> SUPPLIED RECORDS
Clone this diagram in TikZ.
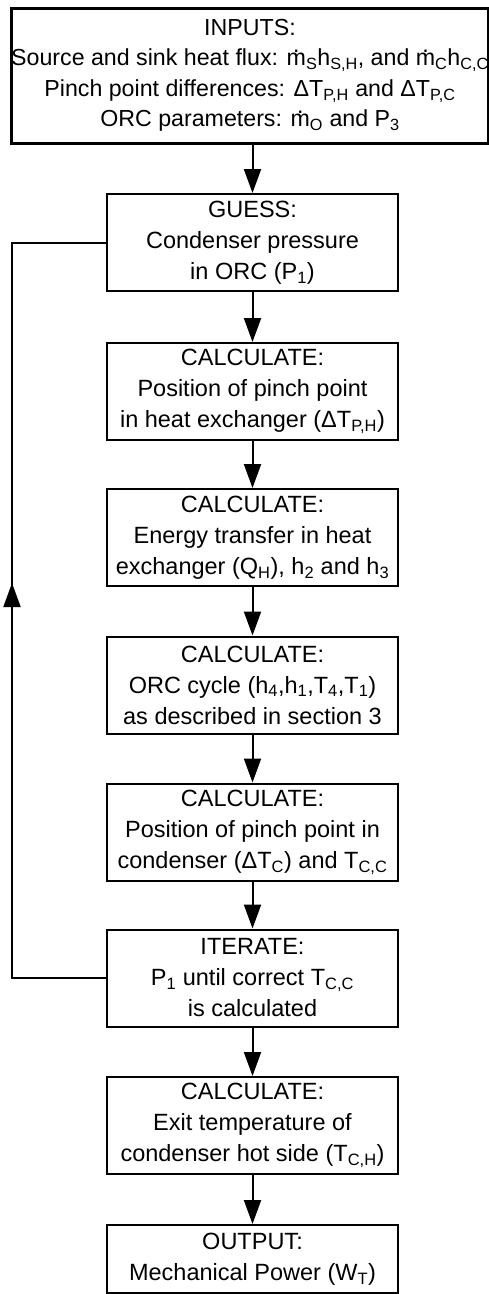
\documentclass[tikz,border=0pt]{standalone}
\usepackage{fontspec}
\setmainfont{Liberation Sans}
\usetikzlibrary{arrows.meta}
\newcommand\mdt{\ooalign{m\cr\hidewidth\raisebox{0.6em}{.}\hidewidth\cr}}
\newcommand\sbs[1]{\textsubscript{#1}}
\tikzset{
  box/.style={draw, line width=2pt, minimum width=291pt, minimum height=97pt, inner sep=0pt, align=center,
    font=\fontsize{23.5}{31}\selectfont},
  topbox/.style={draw, line width=3pt, minimum width=474pt, minimum height=135pt, inner sep=0pt, align=center,
    font=\fontsize{23.2}{30.5}\selectfont},
  arr/.style={line width=2pt, -{Triangle[length=24pt,width=17pt]}},
  lin/.style={line width=2pt}
}
\begin{document}
\begin{tikzpicture}[x=1pt,y=-1pt]
\useasboundingbox (0,0) rectangle (488,1294);
\node[topbox] (in) at (250,75.5) {INPUTS:\\Source and sink heat flux: \mdt\sbs{S}h\sbs{S,H}, and \mdt\sbs{C}h\sbs{C,C}\\Pinch point differences: ΔT\sbs{P,H} and ΔT\sbs{P,C}\\ORC parameters: \mdt\sbs{O} and P\sbs{3}};
\node[box] (b1) at (252.5,242.5) {GUESS:\\Condenser pressure\\in ORC (P\sbs{1})};
\node[box] (b2) at (252.5,391.5) {CALCULATE:\\Position of pinch point\\in heat exchanger (ΔT\sbs{P,H})};
\node[box] (b3) at (252.5,537.5) {CALCULATE:\\Energy transfer in heat\\exchanger (Q\sbs{H}), h\sbs{2} and h\sbs{3}};
\node[box] (b4) at (252.5,685) {CALCULATE:\\ORC cycle (h\sbs{4},h\sbs{1},T\sbs{4},T\sbs{1})\\as described in section 3};
\node[box] (b5) at (252.5,832) {CALCULATE:\\Position of pinch point in\\condenser (ΔT\sbs{C}) and T\sbs{C,C}};
\node[box] (b6) at (252.5,978) {ITERATE:\\P\sbs{1} until correct T\sbs{C,C}\\is calculated};
\node[box] (b7) at (252.5,1125.5) {CALCULATE:\\Exit temperature of\\condenser hot side (T\sbs{C,H})};
\node[box, minimum height=68pt] (b8) at (252.5,1259) {OUTPUT:\\Mechanical Power (W\sbs{T})};
\draw[arr] (in.south -| b1.north) -- (b1.north);
\draw[arr] (b1) -- (b2);
\draw[arr] (b2) -- (b3);
\draw[arr] (b3) -- (b4);
\draw[arr] (b4) -- (b5);
\draw[arr] (b5) -- (b6);
\draw[arr] (b6) -- (b7);
\draw[arr] (b7) -- (b8);
\coordinate (lp1) at (12,978);
\coordinate (lp2) at (12,242.5);
\coordinate (tipL) at (12,583);
\draw[lin] (b6.west) -- (lp1) -- (lp2) -- (b1.west);
\draw[arr] (lp1) -- (tipL);
\end{tikzpicture}
\end{document}
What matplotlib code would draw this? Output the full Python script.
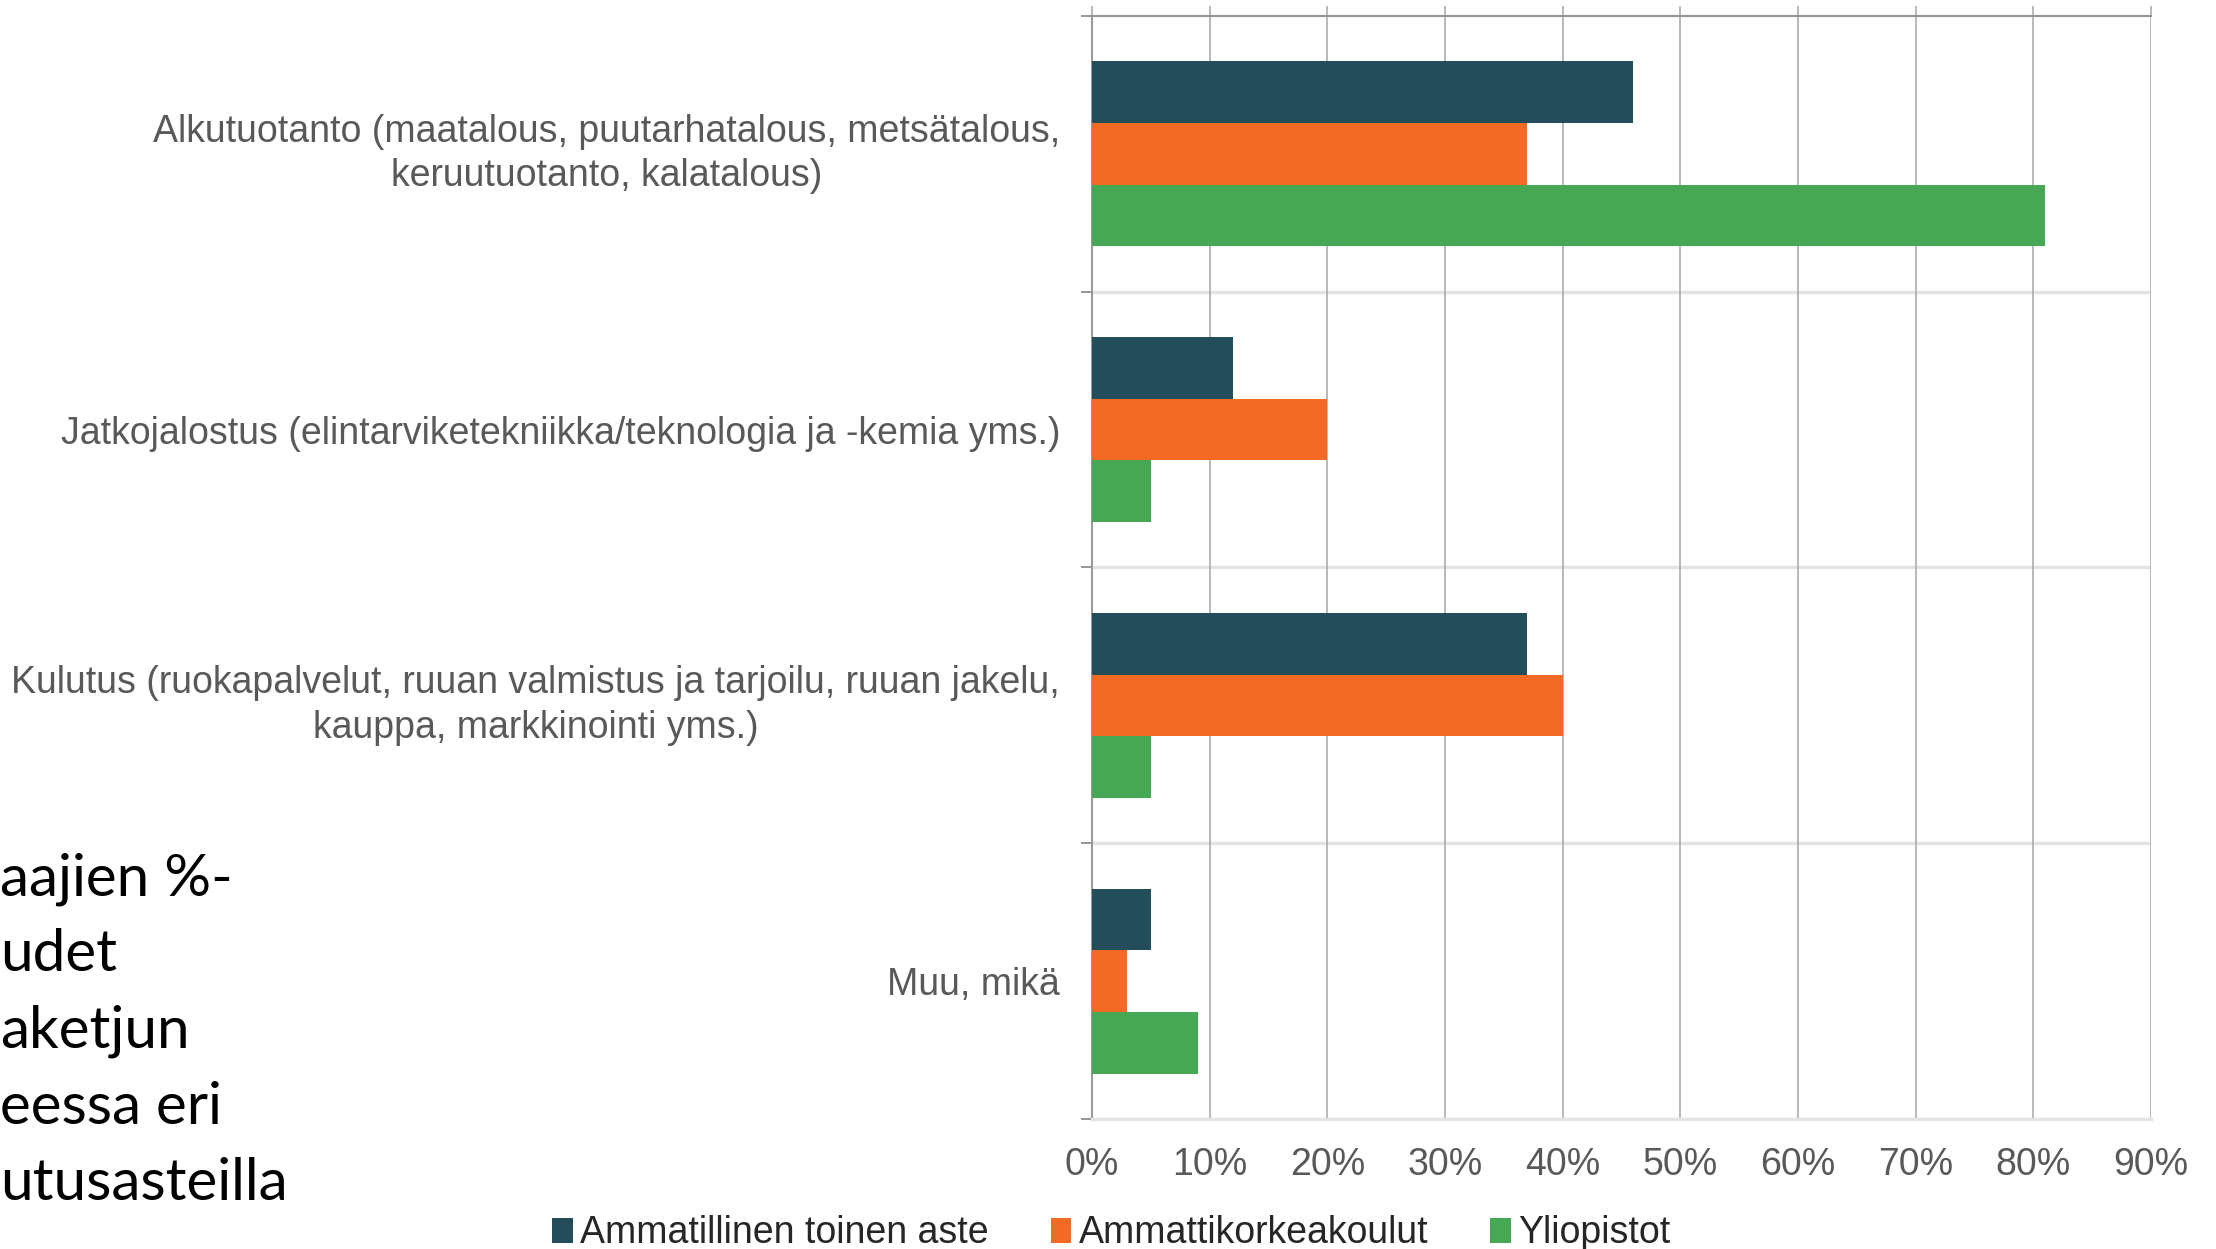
import matplotlib
matplotlib.use("Agg")
import matplotlib.pyplot as plt
from matplotlib.patches import Patch
from matplotlib.ticker import FuncFormatter, FixedLocator
import numpy as np

categories = [
    "Alkutuotanto (maatalous, puutarhatalous, metsätalous,\nkeruutuotanto, kalatalous)",
    "Jatkojalostus (elintarviketekniikka/teknologia ja -kemia yms.)",
    "Kulutus (ruokapalvelut, ruuan valmistus ja tarjoilu, ruuan jakelu,\nkauppa, markkinointi yms.)",
    "Muu, mikä",
]
series_names = ["Ammatillinen toinen aste", "Ammattikorkeakoulut", "Yliopistot"]
ammatillinen = [46, 12, 37, 5]
amk = [37, 20, 40, 3]
yliopistot = [81, 5, 5, 9]
x_ticks = [0, 10, 20, 30, 40, 50, 60, 70, 80, 90]
side_title_lines = ["aajien %-", "udet", "aketjun", "eessa eri", "utusasteilla"]

colors = ["#234D5B", "#F26A23", "#46A855"]
text_gray = "#595959"
grid_gray = "#A6A6A6"
sep_gray = "#E3E3E3"

plt.rcParams["font.family"] = ["Liberation Sans", "DejaVu Sans"]

fig = plt.figure(figsize=(22.16, 12.49), dpi=100)
ax = fig.add_axes([0.4928, 0.1041, 0.9707 - 0.4928, 0.9872 - 0.1041])

y = np.arange(len(categories))
h = 0.2237
for i, (vals, col, name) in enumerate(zip([ammatillinen, amk, yliopistot], colors, series_names)):
    ax.barh(y + (i - 1) * h, vals, height=h, color=col, label=name, zorder=3)

ax.set_ylim(len(categories) - 0.5, -0.5)
ax.set_xlim(0, 90)

# category separators
for yy in np.arange(len(categories)) + 0.5:
    ax.axhline(yy, color=sep_gray, lw=2.4, zorder=0.3)

ax.set_xticks(x_ticks)
ax.xaxis.set_major_formatter(FuncFormatter(lambda v, p: f"{v:.0f}%"))
ax.grid(axis="x", color=grid_gray, lw=1.1, zorder=0.6)
ax.set_axisbelow(True)
ax.tick_params(axis="x", top=True, bottom=False, labelbottom=True, direction="out",
               length=7.5, width=1.1, color=grid_gray, labelsize=27,
               labelcolor=text_gray, pad=13)

ax.set_yticks(y)
ax.set_yticklabels(categories)
ax.yaxis.set_minor_locator(FixedLocator(np.arange(len(categories) + 1) - 0.5))
ax.tick_params(axis="y", which="major", length=0, labelsize=27, labelcolor=text_gray, pad=23)
ax.tick_params(axis="y", which="minor", length=8, width=1.3, color="#8C8C8C", direction="out")
for lab in ax.get_yticklabels():
    lab.set_multialignment("center")
    lab.set_linespacing(1.3)
    if "\n" in lab.get_text():
        lab.set_verticalalignment("center")

ax.spines["right"].set_visible(False)
ax.spines["top"].set_color("#969696")
ax.spines["top"].set_linewidth(1.5)
ax.spines["left"].set_color("#9A9A9A")
ax.spines["left"].set_linewidth(1.5)
ax.spines["bottom"].set_color(sep_gray)
ax.spines["bottom"].set_linewidth(2.4)

handles = [Patch(facecolor=c, edgecolor="none") for c in colors]
leg = fig.legend(handles, series_names, loc="center", bbox_to_anchor=(0.5015, 0.0125),
                 ncol=3, frameon=False, fontsize=27, handlelength=0.55, handleheight=0.65,
                 handletextpad=0.2, columnspacing=1.65, borderaxespad=0)
for t in leg.get_texts():
    t.set_color("#262626")

# cut-off slide title on the left
for k, line in enumerate(side_title_lines):
    fig.text(0.0, 1 - (895 + 76.3 * k) / 1249, line, family=["Lato", "DejaVu Sans"],
             fontsize=42, color="black", ha="left", va="baseline")

fig.savefig("out.png", dpi=100)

> AIM
Pictures in the data above should not be copied; transcribe everything else exactly.

> EXERCISE RESPONSE
Clone this diagram in TikZ.
\documentclass[tikz,border=0pt]{standalone}
\usepackage{fontspec}
\setmainfont{Liberation Sans}
\usetikzlibrary{arrows.meta}
\newcommand\mdt{\ooalign{m\cr\hidewidth\raisebox{0.6em}{.}\hidewidth\cr}}
\newcommand\sbs[1]{\textsubscript{#1}}
\tikzset{
  box/.style={draw, line width=2pt, minimum width=291pt, minimum height=97pt, inner sep=0pt, align=center,
    font=\fontsize{23.5}{31}\selectfont},
  topbox/.style={draw, line width=3pt, minimum width=474pt, minimum height=135pt, inner sep=0pt, align=center,
    font=\fontsize{23.2}{30.5}\selectfont},
  arr/.style={line width=2pt, -{Triangle[length=24pt,width=17pt]}},
  lin/.style={line width=2pt}
}
\begin{document}
\begin{tikzpicture}[x=1pt,y=-1pt]
\useasboundingbox (0,0) rectangle (488,1294);
\node[topbox] (in) at (250,75.5) {INPUTS:\\Source and sink heat flux: \mdt\sbs{S}h\sbs{S,H}, and \mdt\sbs{C}h\sbs{C,C}\\Pinch point differences: ΔT\sbs{P,H} and ΔT\sbs{P,C}\\ORC parameters: \mdt\sbs{O} and P\sbs{3}};
\node[box] (b1) at (252.5,242.5) {GUESS:\\Condenser pressure\\in ORC (P\sbs{1})};
\node[box] (b2) at (252.5,391.5) {CALCULATE:\\Position of pinch point\\in heat exchanger (ΔT\sbs{P,H})};
\node[box] (b3) at (252.5,537.5) {CALCULATE:\\Energy transfer in heat\\exchanger (Q\sbs{H}), h\sbs{2} and h\sbs{3}};
\node[box] (b4) at (252.5,685) {CALCULATE:\\ORC cycle (h\sbs{4},h\sbs{1},T\sbs{4},T\sbs{1})\\as described in section 3};
\node[box] (b5) at (252.5,832) {CALCULATE:\\Position of pinch point in\\condenser (ΔT\sbs{C}) and T\sbs{C,C}};
\node[box] (b6) at (252.5,978) {ITERATE:\\P\sbs{1} until correct T\sbs{C,C}\\is calculated};
\node[box] (b7) at (252.5,1125.5) {CALCULATE:\\Exit temperature of\\condenser hot side (T\sbs{C,H})};
\node[box, minimum height=68pt] (b8) at (252.5,1259) {OUTPUT:\\Mechanical Power (W\sbs{T})};
\draw[arr] (in.south -| b1.north) -- (b1.north);
\draw[arr] (b1) -- (b2);
\draw[arr] (b2) -- (b3);
\draw[arr] (b3) -- (b4);
\draw[arr] (b4) -- (b5);
\draw[arr] (b5) -- (b6);
\draw[arr] (b6) -- (b7);
\draw[arr] (b7) -- (b8);
\coordinate (lp1) at (12,978);
\coordinate (lp2) at (12,242.5);
\coordinate (tipL) at (12,583);
\draw[lin] (b6.west) -- (lp1) -- (lp2) -- (b1.west);
\draw[arr] (lp1) -- (tipL);
\end{tikzpicture}
\end{document}
What matplotlib code would draw this? Output the full Python script.
import matplotlib
matplotlib.use("Agg")
import matplotlib.pyplot as plt
from matplotlib.patches import Patch
from matplotlib.ticker import FuncFormatter, FixedLocator
import numpy as np

categories = [
    "Alkutuotanto (maatalous, puutarhatalous, metsätalous,\nkeruutuotanto, kalatalous)",
    "Jatkojalostus (elintarviketekniikka/teknologia ja -kemia yms.)",
    "Kulutus (ruokapalvelut, ruuan valmistus ja tarjoilu, ruuan jakelu,\nkauppa, markkinointi yms.)",
    "Muu, mikä",
]
series_names = ["Ammatillinen toinen aste", "Ammattikorkeakoulut", "Yliopistot"]
ammatillinen = [46, 12, 37, 5]
amk = [37, 20, 40, 3]
yliopistot = [81, 5, 5, 9]
x_ticks = [0, 10, 20, 30, 40, 50, 60, 70, 80, 90]
side_title_lines = ["aajien %-", "udet", "aketjun", "eessa eri", "utusasteilla"]

colors = ["#234D5B", "#F26A23", "#46A855"]
text_gray = "#595959"
grid_gray = "#A6A6A6"
sep_gray = "#E3E3E3"

plt.rcParams["font.family"] = ["Liberation Sans", "DejaVu Sans"]

fig = plt.figure(figsize=(22.16, 12.49), dpi=100)
ax = fig.add_axes([0.4928, 0.1041, 0.9707 - 0.4928, 0.9872 - 0.1041])

y = np.arange(len(categories))
h = 0.2237
for i, (vals, col, name) in enumerate(zip([ammatillinen, amk, yliopistot], colors, series_names)):
    ax.barh(y + (i - 1) * h, vals, height=h, color=col, label=name, zorder=3)

ax.set_ylim(len(categories) - 0.5, -0.5)
ax.set_xlim(0, 90)

# category separators
for yy in np.arange(len(categories)) + 0.5:
    ax.axhline(yy, color=sep_gray, lw=2.4, zorder=0.3)

ax.set_xticks(x_ticks)
ax.xaxis.set_major_formatter(FuncFormatter(lambda v, p: f"{v:.0f}%"))
ax.grid(axis="x", color=grid_gray, lw=1.1, zorder=0.6)
ax.set_axisbelow(True)
ax.tick_params(axis="x", top=True, bottom=False, labelbottom=True, direction="out",
               length=7.5, width=1.1, color=grid_gray, labelsize=27,
               labelcolor=text_gray, pad=13)

ax.set_yticks(y)
ax.set_yticklabels(categories)
ax.yaxis.set_minor_locator(FixedLocator(np.arange(len(categories) + 1) - 0.5))
ax.tick_params(axis="y", which="major", length=0, labelsize=27, labelcolor=text_gray, pad=23)
ax.tick_params(axis="y", which="minor", length=8, width=1.3, color="#8C8C8C", direction="out")
for lab in ax.get_yticklabels():
    lab.set_multialignment("center")
    lab.set_linespacing(1.3)
    if "\n" in lab.get_text():
        lab.set_verticalalignment("center")

ax.spines["right"].set_visible(False)
ax.spines["top"].set_color("#969696")
ax.spines["top"].set_linewidth(1.5)
ax.spines["left"].set_color("#9A9A9A")
ax.spines["left"].set_linewidth(1.5)
ax.spines["bottom"].set_color(sep_gray)
ax.spines["bottom"].set_linewidth(2.4)

handles = [Patch(facecolor=c, edgecolor="none") for c in colors]
leg = fig.legend(handles, series_names, loc="center", bbox_to_anchor=(0.5015, 0.0125),
                 ncol=3, frameon=False, fontsize=27, handlelength=0.55, handleheight=0.65,
                 handletextpad=0.2, columnspacing=1.65, borderaxespad=0)
for t in leg.get_texts():
    t.set_color("#262626")

# cut-off slide title on the left
for k, line in enumerate(side_title_lines):
    fig.text(0.0, 1 - (895 + 76.3 * k) / 1249, line, family=["Lato", "DejaVu Sans"],
             fontsize=42, color="black", ha="left", va="baseline")

fig.savefig("out.png", dpi=100)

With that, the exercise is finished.